A situação política e económica em Portugal vista por um estrangeiro

Ultimamente tenho-me tornado cada vez mais um visitante assíduo da Al Jazeera on-line, acompanhando a par e passo os relatos acerca do que vai acontecendo nos países do Norte de África e do Médio Oriente, e posso dizer que estou extremamente impressionado com a qualidade do serviço informativo prestado por esta estação televisiva.

Nos últimos dias, a Al Jazeera tem acompanhado também a situação político-económica em Portugal através dos seus correspondentes europeus. Entre as várias peças acerca do nosso cantinho à beira-mar plantado, descobri esta crónica, da autoria de Barnaby Phillips (correspondente europeu no Reino Unido), que relata a sua viagem de ontem a Lisboa e na qual faz o retrato de um país desiludido, ansioso e receoso à beira do colapso. Tomei a liberdade de a traduzir pois vale a pena ler.


Apanhei um táxi do aeroporto para o meu hotel no centro de Lisboa e pedi recibo ao condutor.

Ele era um homem amigável e tínhamos tido uma conversa interessante. "Quanto quer que lhe ponha no recibo?" perguntou-me, com um sorriso e um piscar de olho.

Depois da fria e respeitável Londres, foi o recordar de que me encontrar num lugar -como dizê-lo?- talvez mais mediterrânico (com o devido pedido de desculpas se ofendi alguém).

De facto, Lisboa é uma das minhas cidades favoritas. Adoro os bairros antigos agarrados às encostas das colinas, a arquitectura e os pequenos eléctricos que andam para cima e para baixo nas ruas com calçada.

Sou fascinado pela história e pelas ligações coloniais com Angola e Moçambique. As pessoas são gentis e generosas, a comida é óptima.

Mas não há lugar para equívocos em relação ao estado de humor, desta vez; uma mistura de ressentimento fervilhante em relação aos políticos portugueses e uma cruel resignação perante o facto de o pior estar ainda por vir.

Já senti este estado de alma antes; lembra-me a Grécia durante os primeiros meses de 2010, à medida que o país caía na bancarrota.

Está presente o mesmo cinismo em relação aos que se encontram no poder, o mesmo sentimento de desamparo e frustração... (e, atrevo-me a dizê-lo, a mesma tendência criativa em relação a alguns aspectos de contabilidade).

Em alguns aspectos, Portugal encontra-se numa situação ainda pior.

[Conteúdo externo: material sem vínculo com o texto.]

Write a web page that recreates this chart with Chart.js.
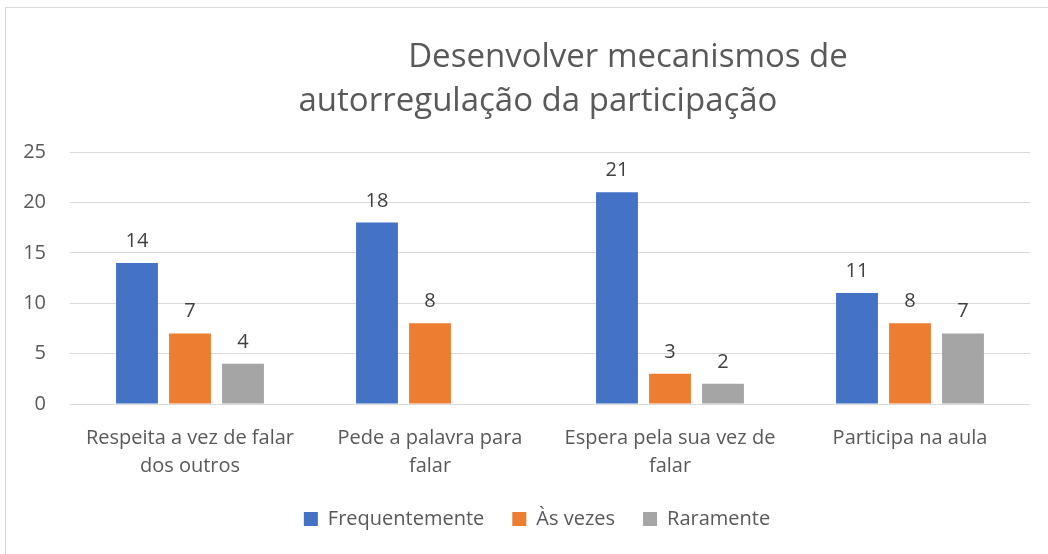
<!DOCTYPE html>
<html>
<head>
<meta charset="utf-8">
<script src="https://cdn.jsdelivr.net/npm/chart.js@4.4.0/dist/chart.umd.min.js"></script>
<style>
  html, body { margin: 0; padding: 0; background: #fff; overflow: hidden; }
  #wrap { position: relative; width: 1048px; height: 554px; }
  #frame { position: absolute; left: 5px; top: 7px; width: 1100px; height: 600px; border: 1px solid #d9d9d9; }
  canvas { position: absolute; left: 0; top: 0; }
</style>
</head>
<body>
<div id="wrap">
  <div id="frame"></div>
  <canvas id="myChart" width="1048" height="554"></canvas>
</div>
<script>
// chart data
const categories = [
  ['Respeita a vez de falar', 'dos outros'],
  ['Pede a palavra para', 'falar'],
  ['Espera pela sua vez de', 'falar'],
  'Participa na aula'
];
const frequentemente = [14, 18, 21, 11];
const asVezes = [7, 8, 3, 8];
const raramente = [4, null, 2, 7];
const yTicks = [0, 5, 10, 15, 20, 25];
const titleLines = ['Desenvolver mecanismos de', 'autorregulação da participação'];

const FONT = '"Open Sans", sans-serif';
const TEXT = '#595959';

// title lines like excel draws them
const titlePlugin = {
  id: 'titleLines',
  afterLayout(chart) {
    // legend sits a bit right of the canvas centre
    chart.legend.left += 22;
    chart.legend.right += 22;
  },
  afterDraw(chart) {
    const ctx = chart.ctx;
    ctx.save();
    ctx.fillStyle = TEXT;
    ctx.font = '33px ' + FONT;
    ctx.textAlign = 'center';
    ctx.textBaseline = 'alphabetic';
    ctx.fillText(titleLines[0], 628, 67);
    ctx.fillText(titleLines[1], 538, 111);
    ctx.restore();
  }
};

// value labels above the bars
const valueLabels = {
  id: 'valueLabels',
  afterDatasetsDraw(chart) {
    const ctx = chart.ctx;
    ctx.save();
    ctx.fillStyle = '#404040';
    ctx.font = '20px ' + FONT;
    ctx.textAlign = 'center';
    ctx.textBaseline = 'alphabetic';
    chart.data.datasets.forEach((ds, i) => {
      chart.getDatasetMeta(i).data.forEach((bar, j) => {
        if (ds.data[j] == null) return;
        ctx.fillText(ds.data[j], bar.x, bar.y - 16);
      });
    });
    ctx.restore();
  }
};

const chart = new Chart(document.getElementById('myChart').getContext('2d'), {
  type: 'bar',
  data: {
    labels: categories,
    datasets: [
      { label: 'Frequentemente', data: frequentemente, backgroundColor: '#4472C4', borderWidth: 0 },
      { label: 'Às vezes', data: asVezes, backgroundColor: '#ED7D31', borderWidth: 0 },
      { label: 'Raramente', data: raramente, backgroundColor: '#A5A5A5', borderWidth: 0 }
    ]
  },
  options: {
    responsive: false,
    animation: false,
    categoryPercentage: 0.6625,
    barPercentage: 0.79,
    layout: { padding: { left: 0, right: 18, top: 152, bottom: 15 } },
    plugins: {
      title: { display: false },
      tooltip: { enabled: false },
      legend: {
        position: 'bottom',
        labels: {
          boxWidth: 14,
          boxHeight: 14,
          padding: 28,
          color: TEXT,
          font: { family: FONT, size: 20 }
        }
      }
    },
    scales: {
      x: {
        grid: { display: false },
        border: { display: false },
        ticks: {
          color: TEXT,
          padding: 12,
          maxRotation: 0,
          autoSkip: false,
          font: { family: FONT, size: 20, lineHeight: 1.4 }
        },
        afterFit(scale) { scale.height = 77; }
      },
      y: {
        min: 0,
        max: 25,
        afterBuildTicks(scale) { scale.ticks = yTicks.map(v => ({ value: v })); },
        grid: { color: '#d9d9d9', lineWidth: 1, drawTicks: false },
        border: { display: false },
        ticks: {
          color: TEXT,
          padding: 24,
          font: { family: FONT, size: 20 }
        },
        afterFit(scale) { scale.width = 70; }
      }
    }
  },
  plugins: [titlePlugin, valueLabels]
});
</script>
</body>
</html>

Pelo menos a Grécia, sob a liderança do Primeiro Ministro George Papandreou, elegeu recentemente um governo com um mandato forte que lhe permitiu tomar acções firmes para salvar a economia.

Portugal está à deriva após a demissão do Primeiro Ministro José Sócrates.

As eleições podem estar a semanas de distância e podem ser inconclusivas.

É certo que a dívida e o défice de Portugal são menores do que os da Grécia.

Também é verdade que os bancos se encontram em melhor situação do que os da Irlanda ou da Espanha.

Contudo, os problemas económicos são aqui muito profundos; o mercado de trabalho é inflexível e há pouca inovação.

Hoje visitei uma uma empresa de Tecnologias de Informação, dirigida por um grupo de jovens empreendedores portugueses.

Todos eles eram extremamente brilhantes e a empresa está a portar-se bem.

Mas eles partilharam o seu desagrado e sentimento de alienação em relação os políticos do país e o seu sentimento de desespero ao verem cada vez mais colegas seus a procurar emigrar para o Norte da Europa e para os EUA.

Hoje, o metropolitano de Lisboa estava em greve. Ontem eram os ferries. Amanhã serão os comboios.

Será uma maré crescente de inquietação industrial à medida que as medidas de austeridade se tornam mais severas?

Talvez, embora Lisboa não tenha a tradição de protestos de rua dramáticos de Atenas.

Sendo assim, para onde vamos a partir daqui?

Os mercados financeiros claramente não acreditam que Portugal consiga o crescimento necessário para lhe permitir saldar as suas dívidas e há agora imensa especulação sobre o país vir a necessitar de um resgate na ordem dos 70 biliões de euros.

Isto irá levantar mais questões acerca do futuro das fracas economias periféricas da Zona Euro e reavivar os receios de contágio que possam afectar economias maiores como a da Espanha.

Infelizmente, a lição que se tira de Portugal, da Grécia e da Irlanda, é que optar pelo resgate não singnifica necessariamente o fim das aflições do país.

Pelo contrário, é apenas o início de um novo capítulo, num longo e doloroso processo de reforma.